SB 688 filed Wednesday

Senators in North Carolina have filed a bipartisan bill aimed at legalizing mobile and online sports betting in the Southeastern US state. Democratic Senator Paul A. Lowe Jr., and Republican Senator Jim Perry introduced the sports wagering Senate Bill 688 (SB 688) on Wednesday morning.

Sports wagering specialist Daniel Wallach, known as ‘The Sports Betting Attorney’, took to Twitter to share some of SB 688’s highlights:

North Carolinians will be able to place bets on professional, college, amateur, and esports events approved by the North Carolina Lottery Commission if SB 688 gets the legislative green light. The bill proposes that the Commission authorize “at least 10, but not more than 12, interactive sports wagering operators to offer and accept sports wagers to and from registered players on sporting events.”

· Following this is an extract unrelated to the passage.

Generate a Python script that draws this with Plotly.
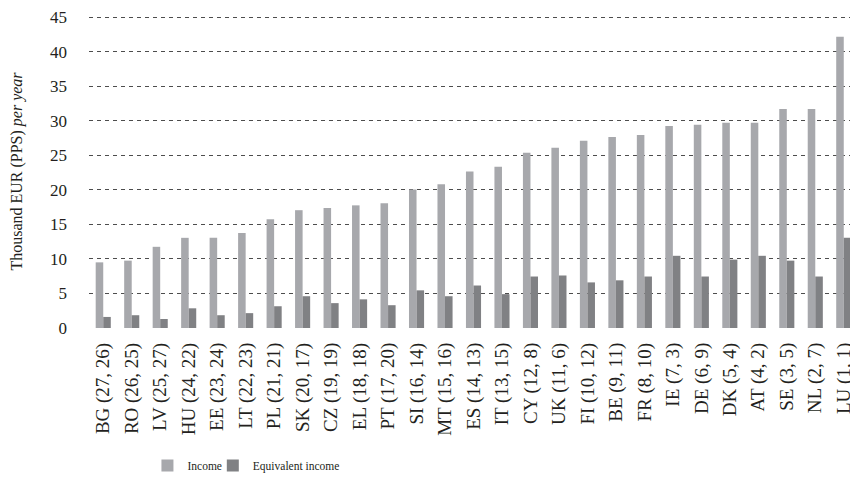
import plotly.graph_objects as go

countries = ["BG (27, 26)", "RO (26, 25)", "LV (25, 27)", "HU (24, 22)", "EE (23, 24)",
             "LT (22, 23)", "PL (21, 21)", "SK (20, 17)", "CZ (19, 19)", "EL (18, 18)",
             "PT (17, 20)", "SI (16, 14)", "MT (15, 16)", "ES (14, 13)", "IT (13, 15)",
             "CY (12, 8)", "UK (11, 6)", "FI (10, 12)", "BE (9, 11)", "FR (8, 10)",
             "IE (7, 3)", "DE (6, 9)", "DK (5, 4)", "AT (4, 2)", "SE (3, 5)",
             "NL (2, 7)", "LU (1, 1)"]

income = [9.5, 9.75, 11.75, 13.05, 13.05, 13.75, 15.75, 17.05, 17.35, 17.75,
          18.05, 20.05, 20.8, 22.65, 23.35, 25.35, 26.1, 27.1, 27.65, 27.95,
          29.25, 29.4, 29.7, 29.7, 31.7, 31.7, 42.15]

equivalent = [1.6, 1.85, 1.3, 2.85, 1.85, 2.15, 3.15, 4.6, 3.6, 4.15,
              3.3, 5.45, 4.6, 6.15, 4.9, 7.45, 7.6, 6.6, 6.9, 7.45,
              10.45, 7.45, 9.9, 10.45, 9.75, 7.45, 13.05]

y_ticks = [0, 5, 10, 15, 20, 25, 30, 35, 40, 45]

font_family = "Liberation Serif"
text_color = "#231f20"

fig = go.Figure()
fig.add_trace(go.Bar(x=countries, y=income, name="Income", marker_color="#a7a8ac",
                     marker_line_width=0, legend="legend"))
fig.add_trace(go.Bar(x=countries, y=equivalent, name="Equivalent income",
                     marker_color="#808184", marker_line_width=0, legend="legend2"))

leg_common = dict(orientation="h", y=-0.44, yanchor="middle", xanchor="left",
                  font=dict(size=11.5, family=font_family, color=text_color),
                  itemwidth=30, bgcolor="rgba(0,0,0,0)")

fig.update_layout(
    width=850, height=472,
    margin=dict(l=81, r=0, t=5, b=151),
    paper_bgcolor="white", plot_bgcolor="white",
    font=dict(family=font_family, size=14, color=text_color),
    barmode="group", bargap=0.47, bargroupgap=0,
    showlegend=True,
    legend=dict(x=0.076, **leg_common),
    legend2=dict(x=0.161, **leg_common),
)
fig.update_xaxes(
    tickangle=-90, showgrid=False, showline=False, ticks="",
    tickfont=dict(size=19, family=font_family, color=text_color),
    ticklabelstandoff=10,
    range=[-0.5, 26.5],
)
fig.update_yaxes(
    range=[0, 45.3], tickvals=y_ticks, showline=False, ticks="",
    showgrid=True, gridcolor="#4d4d4d", gridwidth=1, griddash="4px,4px",
    zeroline=False, ticklabeloverflow="allow",
    tickfont=dict(size=17, family=font_family, color=text_color),
    ticklabelstandoff=21,
    title=dict(text="Thousand EUR (PPS) <i>per year</i>", standoff=26,
               font=dict(size=16, family=font_family, color=text_color)),
)

fig.write_html("out.html")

at least 10, but not more than 12, interactive sports wagering operators”

Currently, bettors in the state can only legally place sports wagers in person at two casinos owned by the Eastern Band of Cherokee Indians (EBCI). The bill also calls for online licenses for the tribal casinos. It goes on to clarify that any tribal gaming entity considered an “interactive sports betting operator” would not count towards the maximum suggested total of 12 sports wagering licensees.

Bill has education funding in mind

The proposed interactive legal sports betting will fall under the purview of the Lottery Commission, which directs all its net proceeds to education through the North Carolina Education Lottery.

Under section 18C-920, the bill proposes that the commission collects an “8% tax on the monthly adjusted gross revenue” of each sports wagering licensee. Half of the tax revenue would go to the North Carolina Major Events, Games, and Attractions Fund to grow employment opportunities and boost economic development.

The bill proposes charging a $500,000 initial licensing fee valid for five years. Suggested renewal fees for interactive sports betting licenses and service provider licenses are $100,000 and $10,000 respectively. SB 688 also proposes allowing bettors to place wagers with cryptocurrency.

According to leading state newspaper The News & Observer, Senators Perry and Lowe were discussing how to help the state’s schools over dinner, when a third party showed them projections of how much money legal sports betting could reap for school funding.

a reasonable projection shows that sports gambling […] could bring in $50 million a year”

The newspaper reported Perry as saying that “a reasonable projection shows that sports gambling […] could bring in $50 million a year.”

Illegal gambling seen as lost tax opportunity

Legal retail sports betting only made its debut in the state on March 18, when the EBCI launched The Book facilities at its Harrah’s Cherokee Casino Resort in Cherokee and at Harrah’s Cherokee Valley River Casino & Hotel in Murphy.

The rollout of The Book betting facilities followed a tortuous legal journey for the EBCI that began in July 2019 with the passing of Senate Bill 154. The dispute ended in December 2020, after Governor Roy Cooper signed off a required amendment to the tribe’s compact.

While there are now two legal brick-and-mortar sports betting outlets for North Carolinians, Lowe and Perry concluded that residents were still gambling illegally, adding that the state did not receive any corresponding tax benefit without SB 688.

Perry told The News & Observer: “We believe every sheriff knows who the bookies are in their county. We see this going on and we see folks avoiding income taxes on money from illegal gambling.” He added that SB 688 instead “allows adults to freely choose to gamble, and collects money for schools without forcing taxes on other people.”